Bayes’ rule is
P(A|B) = P(A) P(B|A) / P(B)
where A is some event and B is new evidence relevant to it. P(A|B) is the posterior, P(A) is the prior, and P(B|A) is the likelihood. P(B) is called the normalization factor and is often computed as
P(B) = P(A) × P(B | A) + (1 - P(A)) × (1 − P(not B | not A)).
Many textbook introductions to Bayesian analysis seem to say that Bayes’ rule is extended to distributions by applying it to many possible values of some parameter θ, as in the figure below. In this case, the prior is the probability that θ has some particular value along the axis. The likelihood is the function that gives the would-be probability of seeing the observed data given that the value of θ is actually the value given on the axis. Although the prior and the resulting posterior are both distributions of θ, note that the likelihood here is not a distribution (it doesn’t integrate to unity).
In this scheme, Bayes’ rule is applied to each value of θ along its axis by multiplying the probability density of the prior for a given value of θ by the corresponding likelihood at that value of θ. We call this operation zippering because it associates the prior density function and likelihood function at corresponding values of θ. The product function that results from this zippering is proportional to the posterior but needs to be scaled to have unit area by dividing it by the normalization factor. The normalization factor is often hard to compute, but in practice it might not matter much in this scheme because we can sometimes obtain a reasonable characterization of the posterior from the unnormalized function by numerically integrating it to find the value needed to rescale it. This handy trick is not available to analysts when they use Bayes’ rule with total probabilities (i.e., scalar values) or in the alternative distributional version of Bayes’ rule that I’ll now describe.
Another possible way to extend Bayes’ rule to distributions is to characterize our uncertainty about the terms that define the likelihood as random variables that have distributions themselves. In this situation, evaluating Bayes’ rule will then require us to use generalized convolutions to combine the prior and likelihood, rather than merely zippering. For instance, if the sensitivity and specificity of a medical test are modeled as probability distributions (which we might be using to represent sampling uncertainty about them), then we might express Bayes’ rule as
posterior = 1 / (1 + ((1/prevalence − 1) × (1 − specificity)) / sensitivity)

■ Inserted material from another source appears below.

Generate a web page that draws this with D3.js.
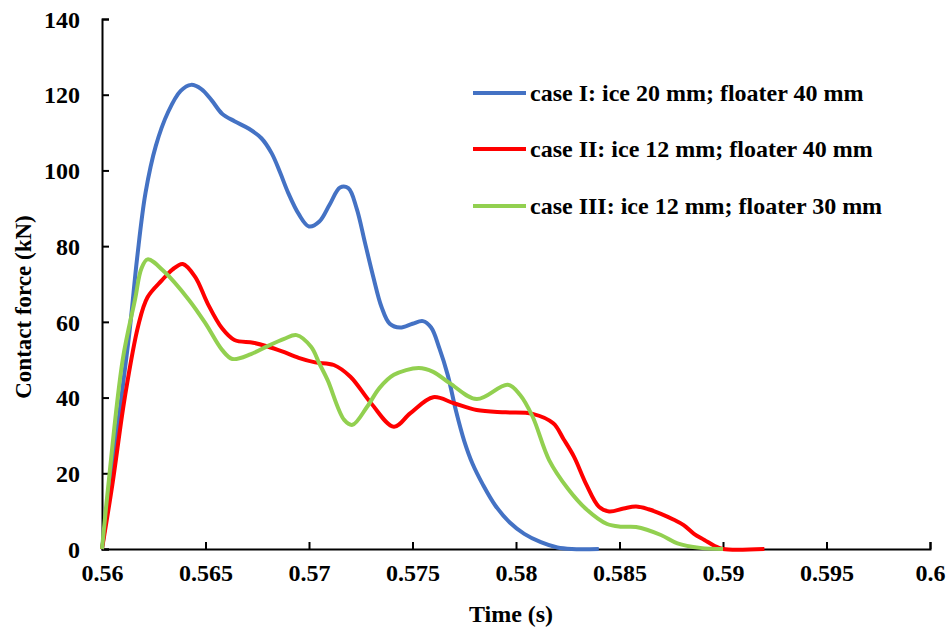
<!DOCTYPE html>
<html>
<head>
<meta charset="utf-8">
<script src="https://cdn.jsdelivr.net/npm/d3@7"></script>
<style>
  html, body { margin: 0; padding: 0; background: #fff; }
  svg { display: block; }
  text { font-family: "Liberation Serif", "Times New Roman", serif; font-weight: bold; fill: #000; }
</style>
</head>
<body>
<svg id="chart" width="946" height="629"></svg>
<script>
// Contact force histories (time in s, force in kN)
const seriesNames = [
  "case I: ice 20 mm; floater 40 mm",
  "case II: ice 12 mm; floater 40 mm",
  "case III: ice 12 mm; floater 30 mm"
];
const seriesColors = ["#4472C4", "#FF0000", "#92D050"];

const caseITime  = [0.56, 0.5613, 0.5617, 0.5621, 0.5626, 0.5632, 0.5638, 0.5643, 0.5648, 0.5653, 0.5658, 0.5664, 0.5671, 0.5677, 0.5682, 0.5686, 0.569, 0.5695, 0.57, 0.5705, 0.571, 0.5715, 0.5719, 0.5723, 0.5727, 0.5731, 0.5735, 0.5739, 0.5744, 0.575, 0.5755, 0.5759, 0.5763, 0.5767, 0.5771, 0.5775, 0.5779, 0.5784, 0.579, 0.5797, 0.5804, 0.5812, 0.582, 0.5827, 0.584];
const caseIForce = [0, 56, 77, 94, 106.5, 115.5, 121, 122.6, 121.5, 118.5, 115, 113, 111, 108.5, 104.5, 99.5, 94, 88.5, 85.2, 86.5, 91, 95.5, 95.3, 90, 81, 72, 64, 59.5, 58.5, 59.5, 60.2, 58.5, 53, 46, 36.5, 28.5, 22.5, 17, 11.5, 7, 4, 1.8, 0.4, 0, 0];

const caseIITime  = [0.56, 0.5605, 0.5611, 0.56175, 0.5622, 0.5629, 0.5634, 0.5639, 0.5645, 0.5651, 0.5658, 0.5664, 0.5673, 0.568, 0.5687, 0.5695, 0.5703, 0.5712, 0.572, 0.573, 0.5741, 0.5749, 0.576, 0.577, 0.5781, 0.5795, 0.5808, 0.5818, 0.5823, 0.5828, 0.5834, 0.584, 0.5845, 0.5852, 0.5858, 0.5864, 0.587, 0.5876, 0.5881, 0.5886, 0.5891, 0.5896, 0.59, 0.592];
const caseIIForce = [0, 17, 40, 59, 66.5, 71, 73.8, 75.3, 71.9, 64.9, 58.3, 55.2, 54.5, 53.5, 52.2, 50.5, 49.3, 48.6, 45.5, 38.5, 32.3, 35.9, 40.1, 38.5, 36.7, 36.1, 35.7, 33.2, 29, 24.4, 17, 11.2, 9.9, 10.7, 11.2, 10.5, 9.3, 7.8, 6.3, 4, 2.4, 0.8, 0, 0];

const caseIIITime  = [0.56, 0.5603, 0.561, 0.5616, 0.5619, 0.5622, 0.563, 0.5642, 0.565, 0.5658, 0.5663, 0.5672, 0.568, 0.5688, 0.5694, 0.5701, 0.5705, 0.5709, 0.5717, 0.5721, 0.5728, 0.5734, 0.5741, 0.5753, 0.576, 0.5768, 0.5781, 0.5796, 0.5802, 0.5808, 0.5816, 0.5825, 0.5834, 0.5844, 0.5851, 0.5858, 0.587, 0.5878, 0.5889, 0.59];
const caseIIIForce = [0, 16.5, 50, 66, 74, 76.5, 73.3, 65.8, 59.6, 52.6, 50.2, 51.5, 53.6, 55.5, 56.5, 53.4, 49, 44.6, 34.1, 32.8, 37.5, 42.5, 46, 47.8, 46.8, 43.8, 39.6, 43.4, 40.7, 35, 23.5, 16, 10.5, 6.6, 5.9, 5.8, 3.7, 1.5, 0.3, 0];

const xTicks = [0.56, 0.565, 0.57, 0.575, 0.58, 0.585, 0.59, 0.595, 0.6];
const yTicks = [0, 20, 40, 60, 80, 100, 120, 140];
const xTitle = "Time (s)";
const yTitle = "Contact force (kN)";

const series = [
  { name: seriesNames[0], color: seriesColors[0], t: caseITime, f: caseIForce },
  { name: seriesNames[1], color: seriesColors[1], t: caseIITime, f: caseIIForce },
  { name: seriesNames[2], color: seriesColors[2], t: caseIIITime, f: caseIIIForce }
];

const svg = d3.select("#chart");
const plot = { left: 102, right: 930, top: 19, bottom: 549 };

const x = d3.scaleLinear().domain([0.56, 0.6]).range([plot.left, plot.right]);
const y = d3.scaleLinear().domain([0, 140]).range([plot.bottom, plot.top]);

// Axes with inward ticks
const xAxis = d3.axisBottom(x).tickValues(xTicks).tickSize(-7).tickPadding(18)
  .tickFormat(d => d3.format("")(+d.toFixed(3)));
const yAxis = d3.axisLeft(y).tickValues(yTicks).tickSize(-7).tickPadding(22);

const gx = svg.append("g").attr("transform", `translate(0,${plot.bottom})`).call(xAxis);
const gy = svg.append("g").attr("transform", `translate(${plot.left},0)`).call(yAxis);

[gx, gy].forEach(g => {
  g.select(".domain").attr("stroke", "#000").attr("stroke-width", 2);
  g.selectAll(".tick line").attr("stroke", "#000").attr("stroke-width", 2);
  g.selectAll(".tick text").attr("font-size", 24).attr("font-family", "Liberation Serif")
    .attr("font-weight", "bold").attr("fill", "#000");
});
gy.selectAll(".tick text").attr("dy", "0.34em");
gx.selectAll(".tick text").attr("dy", "0.6em");

// Axis titles
svg.append("text").attr("x", 511).attr("y", 622).attr("text-anchor", "middle")
  .attr("font-size", 24).text(xTitle);
svg.append("text").attr("transform", "translate(31,307) rotate(-90)")
  .attr("text-anchor", "middle").attr("font-size", 23).text(yTitle);

// Smoothed force curves
const line = d3.line()
  .x(d => x(d[0]))
  .y(d => y(d[1]))
  .curve(d3.curveCatmullRom.alpha(0.5));

series.forEach(s => {
  const pts = s.t.map((t, i) => [t, s.f[i]]);
  svg.append("path").datum(pts)
    .attr("fill", "none")
    .attr("stroke", s.color)
    .attr("stroke-width", 4)
    .attr("stroke-linejoin", "round")
    .attr("d", line);
});

// Legend
const legendY = [93, 149, 206];
series.forEach((s, i) => {
  const g = svg.append("g").attr("transform", `translate(473,${legendY[i]})`);
  g.append("line").attr("x1", 0).attr("x2", 53).attr("y1", 0).attr("y2", 0)
    .attr("stroke", s.color).attr("stroke-width", 4);
  g.append("text").attr("x", 57).attr("y", 0).attr("dy", "0.33em")
    .attr("font-size", 24).text(s.name);
});
</script>
</body>
</html>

where the prior is prevalence, which is the frequency of disease in the population [see Bayes’ rule with epistemic uncertainty and without independence assumptions for an explanation of this expression]. If specificity and sensitivity are probability distributions, then the division that combines them must be a generalized convolution rather than a simple division between real-valued numbers. Although there are other ways, this convolution is usually evaluated by Monte Carlo simulation in which possible values from each distribution are combined to build up the distribution of the quotient. This is a different scheme for extending Bayes’ rule to distributions, and we can call the operation a convolution to distinguish it from zippering.
Note that we’re using the word ‘convolution’ in a slightly more general sense than do many people for whom the term ‘convolution’ by itself is understood to refer only to the operation used to obtain the distribution of sums under independence. We are referring to any operation that obtains the distribution of any (usually basic) arithmetic function under any dependence from the marginal distributions of the operands. For us, a ‘convolution’ is any operation that in principle convolves each element of one operand with every element of the other operand. So Yager’s Cartesian product is a convolution in this sense. Operations that evaluate differences, products, quotients and other functions are also convolutions. Note, however, that zippering is not a convolution, because the arithmetic function is applied only to specific paired values from the respective operands, not to all possible pairs. So this distributional version of Bayes’ rule is decidedly different from the one popularly described in textbooks.
Is this view of a distributional version of Bayes’ rule sound? Is it compatible with standard Bayesian views? Winkler and Smith (2004) seem to argue that the distributional approach evaluated with Monte Carlo simulation such as outlined here has some significant flaw, and the approach is “incorrect” (page 656, left column) and represents “confusion in the medical decision-making literature” (page 654, abstract). Our goal is to be able to generalize the distributional version of Bayes’ rule to handle p-boxes. Is there some tweak or correction to the flaw identified by Winkler and Smith that we should make to our view before we generalize it to p-boxes and other structures representing epistemic uncertainty?